Federal regulators adopted new rules today to keep the companies that control the Internet’s pipelines from blocking competing services, including online calling applications and Web video and restricting what their customers do online. The vote by the Federal Communications Commission was 3-2 and quickly came under fire by the commission’s two Republicans, who said the rules would discourage investments in broad band. Prominent Republicans in Congress vowed to work to overturn them. Meanwhile critics at the other end of the political spectrum were disappointed that the new rules do not do enough to safeguard the fastest growing way that people access the Internet today, through wireless devices like tablets and smart phones.
The new regulations have the backing of the White House and capped a year of efforts by FCC Chairman Julius Genachowski to find a compromise. They are intended to guarantee that broad band providers can not use their control of the Internet’s on ramps to dictate where their subscribers can go. They will prohibit cable and phone companies from discriminating against or favoring services and Internet content that travel over their networks, including Internet video services such as Netflix ,online calling services such as Skype and other applications that compete with their core businesses.
The prohibitions, known as net neutrality, have been at the center of a Washington policy dispute for at least five years. The issue hit home with many Internet users in 2007, when slowed traffic from an Internet file sharing service called Bit Torrent. The cable giant argued that the service, which was used to trade big files over the Internet and movies was slowing its network.

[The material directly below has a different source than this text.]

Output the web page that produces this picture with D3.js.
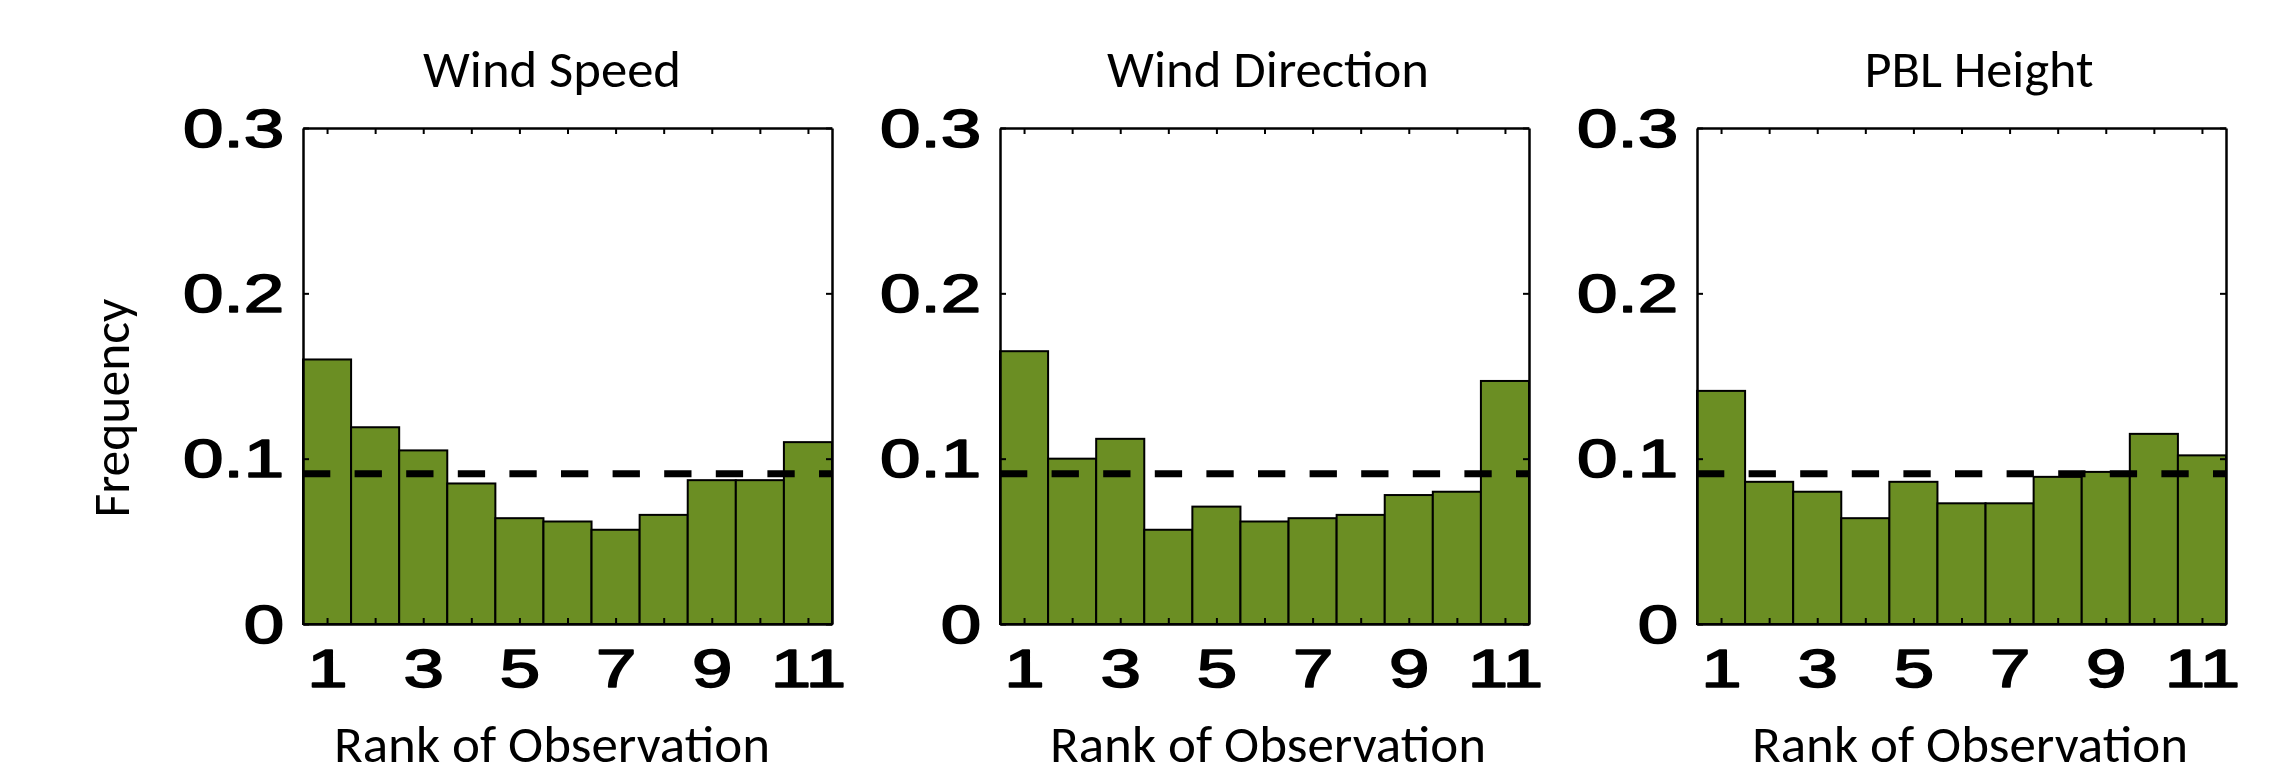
<!DOCTYPE html>
<html>
<head>
<meta charset="utf-8">
<script src="https://cdn.jsdelivr.net/npm/d3@7"></script>
<style>
  html, body { margin: 0; padding: 0; background: #fff; }
  svg { display: block; }
</style>
</head>
<body>
<svg id="chart" width="2286" height="766"></svg>
<script>
// Rank histograms of observations among ensemble members (11 possible ranks)
const ranks = [1, 2, 3, 4, 5, 6, 7, 8, 9, 10, 11];
const rankTickLabels = ["1", "", "3", "", "5", "", "7", "", "9", "", "11"];
const freqTicks = [0, 0.1, 0.2, 0.3];
const freqTickLabels = ["0", "0.1", "0.2", "0.3"];

const windSpeed     = [0.160, 0.119, 0.105, 0.085, 0.064, 0.062, 0.057, 0.066, 0.087, 0.087, 0.110];
const windDirection = [0.165, 0.100, 0.112, 0.057, 0.071, 0.062, 0.064, 0.066, 0.078, 0.080, 0.147];
const pblHeight     = [0.141, 0.086, 0.080, 0.064, 0.086, 0.073, 0.073, 0.089, 0.092, 0.115, 0.102];

const panelTitles = ["Wind Speed", "Wind Direction", "PBL Height"];
const panelSeries = [windSpeed, windDirection, pblHeight];

// Flat reference: a perfectly calibrated ensemble gives 1/11 per rank
const uniformFreq = 1 / ranks.length;

const svg = d3.select("#chart");

const plotW = 529, plotH = 496, plotTop = 128;
const panelLeft = [303, 1000, 1697];
const titleCenter = [552, 1268, 1979];
const titleWidth = [258, 322, 229];
const xlabelCenter = [552, 1268, 1970];

const tickStretch = 1.37;            // tick numerals are drawn wide
const barColor = "#6b8e23";
const textFont = "Calibri, Carlito, Lato, 'Open Sans', sans-serif";
const tickFont = "'Liberation Sans', Arial, Helvetica, sans-serif";

// medium-weight numerals: regular face thickened with a thin outline
function styleTickText(sel) {
  sel.attr("font-family", tickFont)
    .attr("font-size", 53)
    .attr("fill", "#000")
    .attr("stroke", "#000")
    .attr("stroke-width", 1.6)
    .attr("stroke-linejoin", "round");
}

panelSeries.forEach((values, i) => {
  const g = svg.append("g").attr("transform", `translate(${panelLeft[i]},${plotTop})`);

  const x = d3.scaleLinear().domain([0.5, 11.5]).range([0, plotW]);
  const y = d3.scaleLinear().domain([0, 0.3]).range([plotH, 0]);

  // bars
  g.selectAll("rect.bar")
    .data(ranks)
    .join("rect")
    .attr("class", "bar")
    .attr("x", r => x(r - 0.5))
    .attr("width", r => x(r + 0.5) - x(r - 0.5))
    .attr("y", (r, k) => y(values[k]))
    .attr("height", (r, k) => y(0) - y(values[k]))
    .attr("fill", barColor)
    .attr("stroke", "#000")
    .attr("stroke-width", 2);

  // expected frequency line
  g.append("line")
    .attr("x1", x(0.5)).attr("x2", x(11.5))
    .attr("y1", y(uniformFreq)).attr("y2", y(uniformFreq))
    .attr("stroke", "#000")
    .attr("stroke-width", 7)
    .attr("stroke-dasharray", "27.3 24.3");

  // left axis with labels
  const yAxis = g.append("g")
    .call(d3.axisLeft(y).tickValues(freqTicks)
      .tickFormat((d, k) => freqTickLabels[k])
      .tickSizeInner(-6).tickSizeOuter(0).tickPadding(19));
  yAxis.selectAll("text")
    .call(styleTickText)
    .attr("x", -19 / tickStretch)
    .attr("dy", "0.34em")
    .attr("transform", `scale(${tickStretch},1)`);

  // bottom axis with labels
  const xAxis = g.append("g")
    .attr("transform", `translate(0,${plotH})`)
    .call(d3.axisBottom(x).tickValues(ranks)
      .tickFormat((d, k) => rankTickLabels[k])
      .tickSizeInner(-6).tickSizeOuter(0).tickPadding(25));
  xAxis.selectAll("text")
    .call(styleTickText)
    .attr("transform", `scale(${tickStretch},1)`);

  // top and right axes: ticks only, closing the box
  g.append("g")
    .call(d3.axisTop(x).tickValues(ranks).tickFormat("")
      .tickSizeInner(-6).tickSizeOuter(0));
  g.append("g")
    .attr("transform", `translate(${plotW},0)`)
    .call(d3.axisRight(y).tickValues(freqTicks).tickFormat("")
      .tickSizeInner(-6).tickSizeOuter(0));

  svg.selectAll(".domain").attr("stroke", "#000").attr("stroke-width", 2.5);
  svg.selectAll(".tick line").attr("stroke", "#000").attr("stroke-width", 2);

  // panel title
  svg.append("text")
    .attr("x", titleCenter[i]).attr("y", 87)
    .attr("text-anchor", "middle")
    .attr("font-family", textFont)
    .attr("font-size", 52)
    .attr("textLength", titleWidth[i])
    .attr("lengthAdjust", "spacingAndGlyphs")
    .text(panelTitles[i]);

  // x axis title
  svg.append("text")
    .attr("x", xlabelCenter[i]).attr("y", 762)
    .attr("text-anchor", "middle")
    .attr("font-family", textFont)
    .attr("font-size", 52)
    .attr("textLength", 436)
    .attr("lengthAdjust", "spacingAndGlyphs")
    .text("Rank of Observation");
});

// shared y axis title
svg.append("text")
  .attr("transform", "translate(129,408) rotate(-90)")
  .attr("text-anchor", "middle")
  .attr("font-family", textFont)
  .attr("font-size", 52)
  .attr("textLength", 219)
  .attr("lengthAdjust", "spacingAndGlyphs")
  .text("Frequency");
</script>
</body>
</html>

The new FCC regulations are intended to keep that type of behavior from happening. They require broadband providers to let subscribers access all legal online content, application and services over their wired networks. They do give providers flexibility to manage data on their systems to deal with network congestion and unwanted spam and traffic as long as they disclose how they manage the network. “Today, for the first time we are adopting rules to preserve basic Internet values,” Genachowski said. “For the first time, we’ll have enforceable rules of the road to preserve Internet freedom and openness.”he also acknowledged that a key goal of the new rules is to preserve the open Internet as it exists today.